UPDATE: In May 2021, the Court issued a decision denying, in part, Konica’s motion to dismiss Plaintiffs’ Class Action Complaint under the Employee Retirement Income Security Act (ERISA). Defendants argued that Plaintiffs lacked standing to sue with respect to any funds that they did not invest in themselves. The Court rejected this, stating: “If a plan’s participants “have alleged an injury to their own investments by virtue of the Fiduciaries’ mismanagement, sufficient to create a case or controversy for Article III purposes,” then ERISA “grants Participants a cause of action to sue on behalf of the Plan.” Opinion at 7.

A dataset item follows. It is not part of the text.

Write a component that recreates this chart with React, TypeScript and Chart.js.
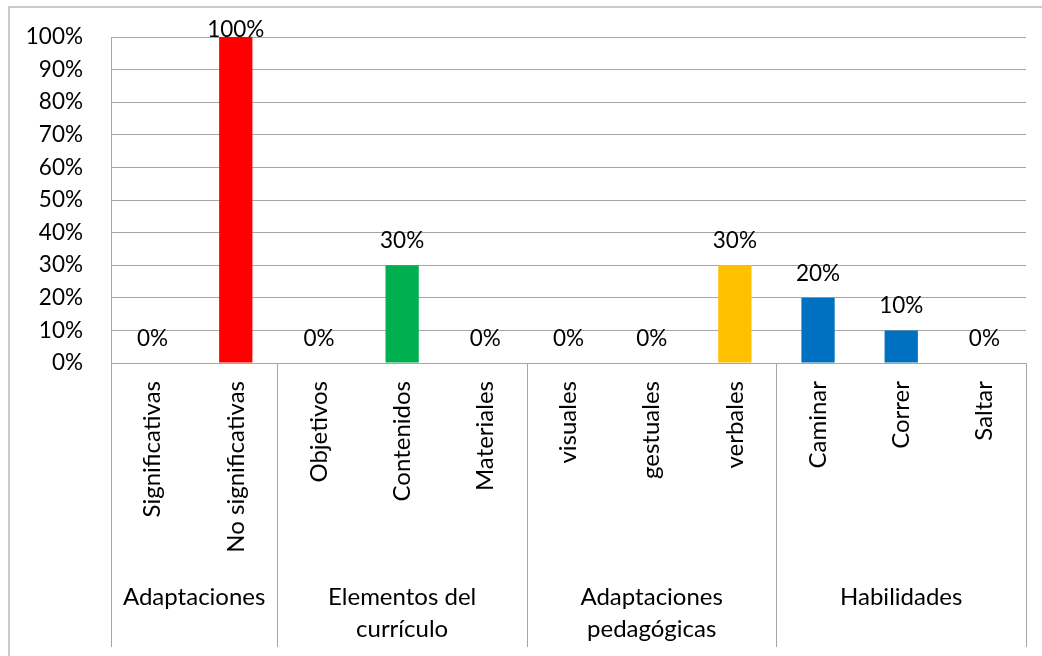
import React, { useEffect, useRef } from "react";
import { Chart, registerables } from "chart.js";

Chart.register(...registerables);

const categories = [
  "Significativas",
  "No significativas",
  "Objetivos",
  "Contenidos",
  "Materiales",
  "visuales",
  "gestuales",
  "verbales",
  "Caminar",
  "Correr",
  "Saltar",
];
const values = [0, 100, 0, 30, 0, 0, 0, 30, 20, 10, 0];
const groupLabels = [
  ["Adaptaciones"],
  ["Elementos del", "currículo"],
  ["Adaptaciones", "pedagógicas"],
  ["Habilidades"],
];
const groupSizes = [2, 3, 3, 3];
const yTicks = { min: 0, max: 100, step: 10 };

const barColors = [
  "#FF0000",
  "#FF0000",
  "#00B050",
  "#00B050",
  "#00B050",
  "#FFC000",
  "#FFC000",
  "#FFC000",
  "#0070C0",
  "#0070C0",
  "#0070C0",
];

const FONT = "Lato";
const FS_NUM = 22.5;
const FS_TXT = 24;
const GRID = "#a6a6a6";

const decorPlugin = {
  id: "decor",
  beforeDraw(chart: any) {
    const ctx = chart.ctx;
    ctx.save();
    ctx.fillStyle = "#ffffff";
    ctx.fillRect(0, 0, chart.width, chart.height);
    ctx.strokeStyle = "#b8b8b8";
    ctx.lineWidth = 1.5;
    ctx.strokeRect(9, 7, chart.width + 20, chart.height + 20);
    ctx.restore();
  },
  afterDraw(chart: any) {
    const ctx = chart.ctx;
    const xs = chart.scales.x;
    const area = chart.chartArea;
    const n = categories.length;
    const w = (area.right - area.left) / n;
    ctx.save();
    ctx.strokeStyle = GRID;
    ctx.lineWidth = 1;
    let idx = 0;
    const bounds = [0];
    groupSizes.forEach((s) => {
      idx += s;
      bounds.push(idx);
    });
    bounds.forEach((b) => {
      const x = Math.round(area.left + b * w) + 0.5;
      ctx.beginPath();
      ctx.moveTo(x, area.bottom);
      ctx.lineTo(x, xs.bottom);
      ctx.stroke();
    });
    ctx.fillStyle = "#000";
    ctx.font = `${FS_TXT}px ${FONT}`;
    ctx.textAlign = "center";
    ctx.textBaseline = "middle";
    for (let g = 0; g < groupLabels.length; g++) {
      const cx = area.left + ((bounds[g] + bounds[g + 1]) / 2) * w;
      groupLabels[g].forEach((line, i) => {
        ctx.fillText(line, cx, xs.bottom - 50 + i * 32);
      });
    }
    // data labels
    const meta = chart.getDatasetMeta(0);
    ctx.font = `${FS_NUM}px ${FONT}`;
    ctx.textBaseline = "alphabetic";
    meta.data.forEach((bar: any, i: number) => {
      const y = Math.max(bar.y - 17, area.top);
      ctx.fillText(values[i] + "%", bar.x, y);
    });
    ctx.restore();
  },
};

export default function App() {
  const ref = useRef<HTMLCanvasElement>(null);
  useEffect(() => {
    if (!ref.current) return;
    const chart = new Chart(ref.current, {
      type: "bar",
      data: {
        labels: categories,
        datasets: [
          {
            data: values,
            backgroundColor: barColors,
            barPercentage: 0.4,
            categoryPercentage: 1,
          },
        ],
      },
      options: {
        animation: false,
        responsive: true,
        maintainAspectRatio: false,
        layout: { padding: { top: 37, right: 16, bottom: 9, left: 0 } },
        plugins: {
          legend: { display: false },
          tooltip: { enabled: false },
        },
        scales: {
          x: {
            grid: { display: false, drawTicks: false },
            border: { display: false },
            ticks: {
              autoSkip: false,
              minRotation: 90,
              maxRotation: 90,
              padding: 18,
              color: "#000",
              font: { family: FONT, size: FS_TXT },
            },
            afterFit(scale: any) {
              scale.height = 284;
            },
          },
          y: {
            min: yTicks.min,
            max: yTicks.max,
            grid: {
              color: GRID,
              drawTicks: true,
              tickLength: 28,
              tickColor: "rgba(0,0,0,0)",
              lineWidth: 1,
            },
            border: { display: true, color: GRID, width: 1 },
            ticks: {
              stepSize: yTicks.step,
              padding: 0,
              color: "#000",
              font: { family: FONT, size: FS_NUM },
              callback: (v: any) => v + "%",
            },
            afterFit(scale: any) {
              scale.width = 111;
            },
          },
        },
      },
      plugins: [decorPlugin],
    });
    return () => chart.destroy();
  }, []);
  return (
    <div style={{ position: "absolute", left: 0, top: 0, width: 1042, height: 656 }}>
      <canvas ref={ref} />
    </div>
  );
}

The Court also rejected Defendants’ arguments concerning allegations that they selected unreasonably expensive investments, stating: “First, Plaintiffs adequately plead that the Plan included funds with higher expense ratios than comparable funds, and the Plan’s funds failed to outperform the less-expensive comparable funds…. Second, Plaintiffs sufficiently allege that many funds were retained in the Plan despite their underperformance as compared to their benchmarks.” Opinion at 15-16.

Additionally, the Court held that Complaint “also plausibly pleads a failure to monitor and/or control the Plan’s recordkeeping expenses.” Opinion at 16. Specifically, during the proposed Class Period, “the cost per participant rose from $22.89 to $92.54 during the period,” but ”normal recordkeeping fees for a comparable plan would be between $20 and $40 per participant at the start of the Class Period, and should have been lower in the following years.” Opinion at 17.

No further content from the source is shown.